• [Task statement] From the line with "Rebuild this chart" to the line with "reg_2022 = [16, 60, 67, 74, 84, 91, 94, 96]", both included, repeat each line exactly and leave out the pictures.

━━━━━ Record extracts

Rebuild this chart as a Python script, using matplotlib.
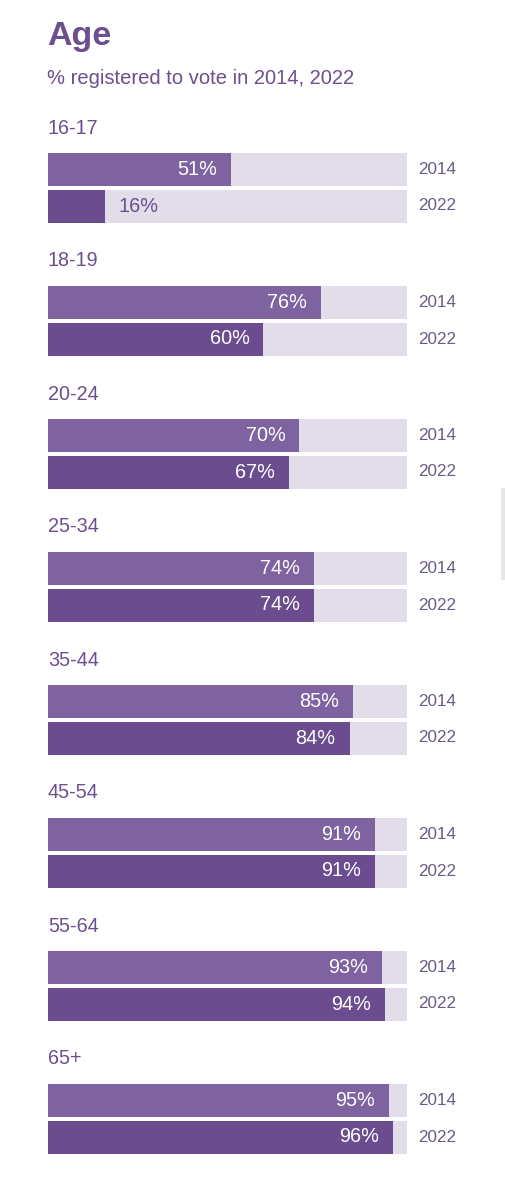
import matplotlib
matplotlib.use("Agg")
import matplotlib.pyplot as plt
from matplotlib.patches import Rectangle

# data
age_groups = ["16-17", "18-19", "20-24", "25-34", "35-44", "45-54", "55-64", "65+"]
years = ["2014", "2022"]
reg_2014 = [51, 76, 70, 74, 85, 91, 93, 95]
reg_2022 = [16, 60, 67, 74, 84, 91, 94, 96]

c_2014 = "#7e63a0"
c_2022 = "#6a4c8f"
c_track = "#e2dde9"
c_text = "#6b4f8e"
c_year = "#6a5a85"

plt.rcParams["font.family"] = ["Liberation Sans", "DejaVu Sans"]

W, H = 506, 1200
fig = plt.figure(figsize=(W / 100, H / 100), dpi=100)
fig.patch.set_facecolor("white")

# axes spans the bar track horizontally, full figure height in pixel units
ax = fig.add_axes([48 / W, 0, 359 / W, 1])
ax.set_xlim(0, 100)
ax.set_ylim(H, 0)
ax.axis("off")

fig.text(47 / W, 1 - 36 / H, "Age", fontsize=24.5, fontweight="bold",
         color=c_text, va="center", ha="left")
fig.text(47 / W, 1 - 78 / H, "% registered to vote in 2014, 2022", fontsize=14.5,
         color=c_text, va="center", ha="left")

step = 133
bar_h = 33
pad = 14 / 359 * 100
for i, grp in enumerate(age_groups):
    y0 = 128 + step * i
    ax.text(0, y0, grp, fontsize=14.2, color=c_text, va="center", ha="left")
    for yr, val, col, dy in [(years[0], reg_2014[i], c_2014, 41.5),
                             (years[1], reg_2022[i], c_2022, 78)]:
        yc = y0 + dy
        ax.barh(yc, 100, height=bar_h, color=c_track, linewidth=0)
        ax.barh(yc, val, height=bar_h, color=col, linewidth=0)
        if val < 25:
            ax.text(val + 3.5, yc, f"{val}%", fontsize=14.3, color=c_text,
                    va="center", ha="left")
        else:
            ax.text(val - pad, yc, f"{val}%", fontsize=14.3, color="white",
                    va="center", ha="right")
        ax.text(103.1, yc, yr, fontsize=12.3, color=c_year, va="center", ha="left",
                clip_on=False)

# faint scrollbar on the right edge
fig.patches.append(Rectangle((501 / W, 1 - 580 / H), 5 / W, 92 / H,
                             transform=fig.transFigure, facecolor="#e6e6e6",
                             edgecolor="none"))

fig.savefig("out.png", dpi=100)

━━━━━━━━━━
━━━━━ Record extracts

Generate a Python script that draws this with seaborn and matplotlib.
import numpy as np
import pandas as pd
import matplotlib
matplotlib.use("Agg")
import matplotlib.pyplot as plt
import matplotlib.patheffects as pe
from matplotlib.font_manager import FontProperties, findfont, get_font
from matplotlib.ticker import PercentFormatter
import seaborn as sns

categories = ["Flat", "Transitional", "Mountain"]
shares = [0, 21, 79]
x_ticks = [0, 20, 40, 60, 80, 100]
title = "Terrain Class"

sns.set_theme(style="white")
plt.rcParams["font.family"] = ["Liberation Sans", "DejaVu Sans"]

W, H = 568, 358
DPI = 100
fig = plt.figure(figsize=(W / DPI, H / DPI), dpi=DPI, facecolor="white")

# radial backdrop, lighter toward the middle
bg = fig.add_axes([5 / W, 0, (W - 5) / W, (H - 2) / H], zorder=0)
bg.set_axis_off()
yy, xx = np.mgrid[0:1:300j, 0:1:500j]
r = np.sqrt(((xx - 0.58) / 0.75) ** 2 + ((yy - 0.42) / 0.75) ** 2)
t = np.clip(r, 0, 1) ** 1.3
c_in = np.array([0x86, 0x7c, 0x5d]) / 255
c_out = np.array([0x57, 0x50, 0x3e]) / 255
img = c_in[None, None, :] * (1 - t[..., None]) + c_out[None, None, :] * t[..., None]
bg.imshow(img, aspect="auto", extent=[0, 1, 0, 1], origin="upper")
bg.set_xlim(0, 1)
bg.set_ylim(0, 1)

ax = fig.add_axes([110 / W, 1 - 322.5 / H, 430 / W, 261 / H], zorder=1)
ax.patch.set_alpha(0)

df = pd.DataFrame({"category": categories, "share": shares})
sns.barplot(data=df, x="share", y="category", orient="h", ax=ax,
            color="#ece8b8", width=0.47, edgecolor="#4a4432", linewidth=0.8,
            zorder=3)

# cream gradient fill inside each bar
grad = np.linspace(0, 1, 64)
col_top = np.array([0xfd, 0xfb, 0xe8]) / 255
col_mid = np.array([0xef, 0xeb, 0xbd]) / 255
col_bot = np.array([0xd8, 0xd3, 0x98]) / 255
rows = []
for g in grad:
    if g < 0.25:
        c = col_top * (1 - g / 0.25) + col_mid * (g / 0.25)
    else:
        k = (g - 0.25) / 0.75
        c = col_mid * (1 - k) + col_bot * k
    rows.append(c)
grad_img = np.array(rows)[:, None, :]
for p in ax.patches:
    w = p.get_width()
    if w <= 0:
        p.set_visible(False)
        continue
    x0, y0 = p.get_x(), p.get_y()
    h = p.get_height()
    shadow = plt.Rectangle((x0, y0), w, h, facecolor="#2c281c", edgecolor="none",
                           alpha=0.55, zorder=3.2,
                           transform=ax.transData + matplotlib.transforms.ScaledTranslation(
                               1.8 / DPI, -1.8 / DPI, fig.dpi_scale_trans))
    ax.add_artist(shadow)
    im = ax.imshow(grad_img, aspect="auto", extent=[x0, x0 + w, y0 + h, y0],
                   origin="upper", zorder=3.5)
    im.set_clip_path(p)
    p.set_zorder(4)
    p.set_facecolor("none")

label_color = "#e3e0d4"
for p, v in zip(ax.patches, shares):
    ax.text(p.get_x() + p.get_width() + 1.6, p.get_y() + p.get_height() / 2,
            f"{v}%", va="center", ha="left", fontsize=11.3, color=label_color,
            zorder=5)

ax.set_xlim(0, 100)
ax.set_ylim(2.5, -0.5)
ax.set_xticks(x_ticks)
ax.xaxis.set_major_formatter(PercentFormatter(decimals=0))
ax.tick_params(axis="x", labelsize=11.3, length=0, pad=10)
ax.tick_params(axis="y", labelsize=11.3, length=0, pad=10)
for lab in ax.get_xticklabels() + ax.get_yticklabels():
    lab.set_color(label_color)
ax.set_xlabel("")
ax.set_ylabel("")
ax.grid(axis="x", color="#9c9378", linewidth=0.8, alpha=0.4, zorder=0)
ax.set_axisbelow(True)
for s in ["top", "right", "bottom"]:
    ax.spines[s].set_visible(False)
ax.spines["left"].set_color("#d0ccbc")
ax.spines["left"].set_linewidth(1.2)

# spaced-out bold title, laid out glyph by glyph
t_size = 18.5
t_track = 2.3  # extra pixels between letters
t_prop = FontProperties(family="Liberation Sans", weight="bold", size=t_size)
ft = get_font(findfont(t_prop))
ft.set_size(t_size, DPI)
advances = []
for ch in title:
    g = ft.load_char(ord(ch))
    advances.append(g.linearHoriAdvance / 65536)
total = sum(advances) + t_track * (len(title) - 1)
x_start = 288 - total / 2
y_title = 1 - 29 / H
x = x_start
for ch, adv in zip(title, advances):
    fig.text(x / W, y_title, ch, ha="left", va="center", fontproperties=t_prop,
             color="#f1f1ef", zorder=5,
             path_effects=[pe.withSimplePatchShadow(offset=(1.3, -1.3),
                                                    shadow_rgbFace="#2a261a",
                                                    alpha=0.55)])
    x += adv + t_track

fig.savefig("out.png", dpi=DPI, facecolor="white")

━━━━━━━━━━

• [Result of the exercise]
Rebuild this chart as a Python script, using matplotlib.
import matplotlib
matplotlib.use("Agg")
import matplotlib.pyplot as plt
from matplotlib.patches import Rectangle

# data
age_groups = ["16-17", "18-19", "20-24", "25-34", "35-44", "45-54", "55-64", "65+"]
years = ["2014", "2022"]
reg_2014 = [51, 76, 70, 74, 85, 91, 93, 95]
reg_2022 = [16, 60, 67, 74, 84, 91, 94, 96]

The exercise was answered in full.